Подобный кавардак, вообще говоря, возникает перед любым театральным представлением, но на меня все происходившее тогда ужасно подействовало, и я, превратившись в комок нервов, и в самом деле считала, что светопреставление уже началось… Некоторые танцовщицы из-за этого подтрунивали надо мной, даже начинали подразнивать. «Вот, Пола, смотри и учись, – говорили они. – Учись всему. Если хочешь, чтобы к тебе относились как к звезде, надо понять, как ведут себя прима-балерины. Они же начинают представление еще до начала спектакля…» Пожалуй, девочки тогда просто подкалывали меня, однако это и в самом деле совершенно верно. Повышенная чувствительность, импульсивность, темпераментность служат артистке, балерине как предохранительный клапан. Эти качества позволяют избавиться от страхов, раздражения, чувства бессилия или безысходности. Лишь после этого она будет готова с новыми силами глубоко погрузиться в мир чувств и мотиваций того образа, который ей предстоит создать на сцене.

Для актрисы ценнее всего возможность создать реальный образ, чтобы реакции изображаемого персонажа стали самостоятельными, независимыми от самой актрисы. Я всегда с недоверием отношусь к исполнительнице, кто в рамках своей роли задается вопросом, а как бы она сама поступила в данной ситуации. Если это случится, актриса не будет создавать образ, но лишь начнет воспроизводить на сцене черты собственной личности. Первейшая художественная задача – интерпретировать намерения автора. Поэтому пусть ведущая актриса, звезда театра, привыкшая «рвать и метать», устраивая всевозможные выходки перед своим появлением на сцене, ведет себя так, что большинство обычных людей сочтут это недопустимым, совершенно непонятным, все окупится созданием образа на сцене или на экране, который предстанет невероятно искренним, логичным, волнующим, трогающим за душу. Что ж, такое, пожалуй, непросто переносить коллегам этой звезды (и ей после подобной вспышки обязательно нужно извиниться перед ними за все произошедшее), однако зачастую бывает просто необходимо воспользоваться столь сильным очищающим средством, как грандиозная истерика… В целом обстановка в театре не для робких духом. Однако настоящих выдающихся артистов нельзя сравнивать с обычными людьми только на том основании, что актеры – тоже люди. Существует граница между ними, и она определяется одним словом – талант. В самом деле, меня могут восхищать соседские подростки, мальчик и девочка, однако, если они вдруг решат сыграть для меня роли в «Ромео и Джульетте», я скорее всего помру от скуки…

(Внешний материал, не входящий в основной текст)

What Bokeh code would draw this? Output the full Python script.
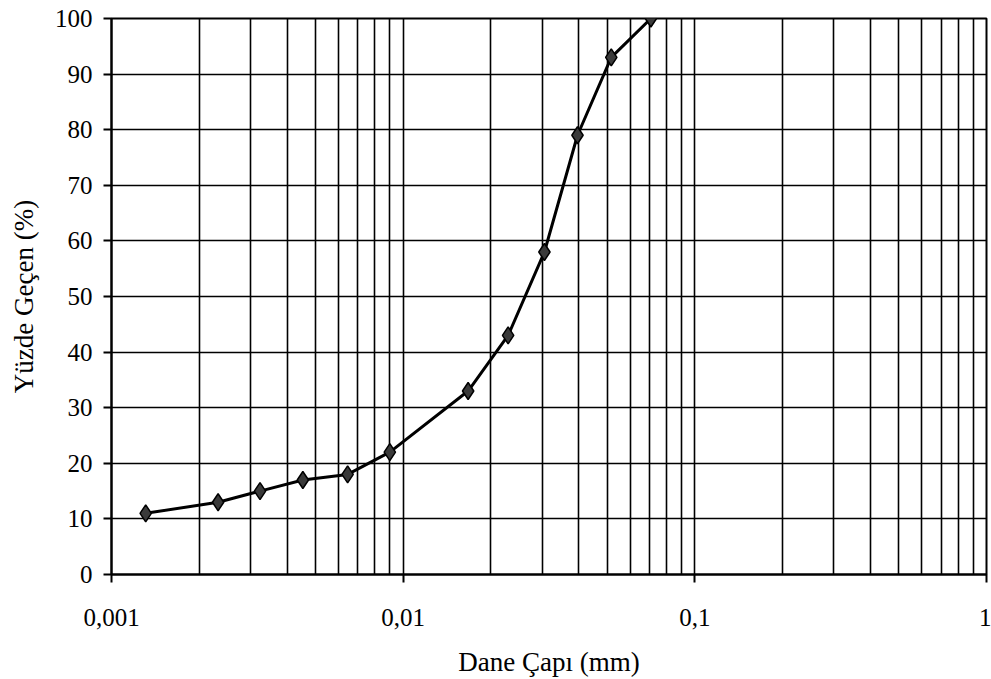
from bokeh.plotting import figure
from bokeh.models import FixedTicker, Range1d
from bokeh.embed import file_html
from bokeh.resources import INLINE

# Data
grain_size_mm = [0.00131, 0.00232, 0.00323, 0.00453, 0.00645, 0.00900,
                 0.0167, 0.0229, 0.0305, 0.0396, 0.0517, 0.0707]
percent_passing = [11, 13, 15, 17, 18, 22, 33, 43, 58, 79, 93, 100]

x_ticks = [0.001, 0.01, 0.1, 1]
x_tick_labels = ["0,001", "0,01", "0,1", "1"]
x_minor = [m * d for d in [0.001, 0.01, 0.1] for m in range(2, 10)]
y_ticks = list(range(0, 101, 10))

FONT = "Liberation Serif"

p = figure(width=991, height=679, x_axis_type="log",
           x_range=Range1d(0.001, 1), y_range=Range1d(0, 100),
           output_backend="svg", toolbar_location=None,
           min_border_left=111, min_border_top=18,
           min_border_right=5, min_border_bottom=104)

p.background_fill_color = "white"
p.border_fill_color = "white"
p.outline_line_color = "black"
p.outline_line_width = 2

xt = FixedTicker(ticks=x_ticks, minor_ticks=x_minor)
p.xaxis.ticker = xt
p.xaxis.major_label_overrides = {t: l for t, l in zip(x_ticks, x_tick_labels)}
p.yaxis.ticker = FixedTicker(ticks=y_ticks)

for ax in (p.xaxis[0], p.yaxis[0]):
    ax.axis_line_color = "black"
    ax.axis_line_width = 2
    ax.major_tick_line_color = "black"
    ax.major_tick_line_width = 2
    ax.major_tick_out = 8
    ax.major_tick_in = 0
    ax.minor_tick_line_color = None
    ax.major_label_text_font = FONT
    ax.major_label_text_font_size = "25px"
    ax.major_label_text_color = "black"
    ax.axis_label_text_font = FONT
    ax.axis_label_text_font_size = "27px"
    ax.axis_label_text_font_style = "normal"
    ax.axis_label_text_color = "black"

p.xaxis.axis_label = "Dane Çapı (mm)"
p.yaxis.axis_label = "Yüzde Geçen (%)"
p.xaxis.major_label_standoff = 26
p.xaxis.axis_label_standoff = 18
p.yaxis.major_label_standoff = 11
p.yaxis.axis_label_standoff = 13

p.xgrid.grid_line_color = "black"
p.xgrid.grid_line_width = 1.6
p.xgrid.minor_grid_line_color = "black"
p.xgrid.minor_grid_line_width = 1.6
p.ygrid.grid_line_color = "black"
p.ygrid.grid_line_width = 1.6

p.line(grain_size_mm, percent_passing, line_color="black", line_width=3)
p.scatter(grain_size_mm, percent_passing, marker="diamond", size=17,
          fill_color="#3a3a3a", line_color="black", line_width=1.5)

open("out.html", "w").write(file_html(p, INLINE))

Мы и без того постоянно репетировали до дня этого представления, так что мы лишь прошествовали за кулисы, чтобы переодеться, притом неторопливо, будто у нас в запасе полным-полно времени. Оказалось, что здесь восхитительные артистические уборные! Куда просторнее, чем даже в Императорском театре, гораздо лучше оборудованы, и в каждом таком помещении находилось меньше танцовщиц. Поэтому здесь все располагало к тому, чтобы, преображаясь в польских крестьянок, мы ощущали себя польскими принцессами… Переодевшись, я вышла на пустую сцену. Декорации были смонтированы, и я услышала, что где-то раздается смех рабочих сцены, они теперь могли передохнуть до окончания спектакля. А откуда-то послышалось пение. Что ж, в Лазе́нках, когда мы здесь выступали, у нас всякий раз возникало ощущение праздника. Закат догорал бледно-лиловыми оттенками. Фонари в парке не давали сильного света, оставаясь мерцавшими белыми дисками на фоне темневшего неба. Веселая песня звучала печально в этом мире, лишенном глубины, где все предметы выглядели как лиловые силуэты, резко выделявшиеся на розовом фоне. Я повернулась в сторону дворца. Все жившие там короли давно умерли, оставив свои владения лицедеям. Вот каков избранный мною мир – это мир розовато-сиреневых теней, среди которых ничто не было реальным. Мне стало грустно, я вдруг преисполнилась той грусти, какая порой возникает только в юности, когда ты вдруг почему-то теряешь вкус к жизни. До чего же мудра была я в тот вечер, до чего восприимчива, до чего еще молода! Но чему бы я впоследствии ни научилась, больше ни разу не довелось мне быть столь уверенной и прозорливой, как в те минуты, когда я, еще довольно маленькая девочка, стояла одна на пустой сцене, подсвеченная всеми оттенками красного света, и разглядывала дворец давно усопшего монарха.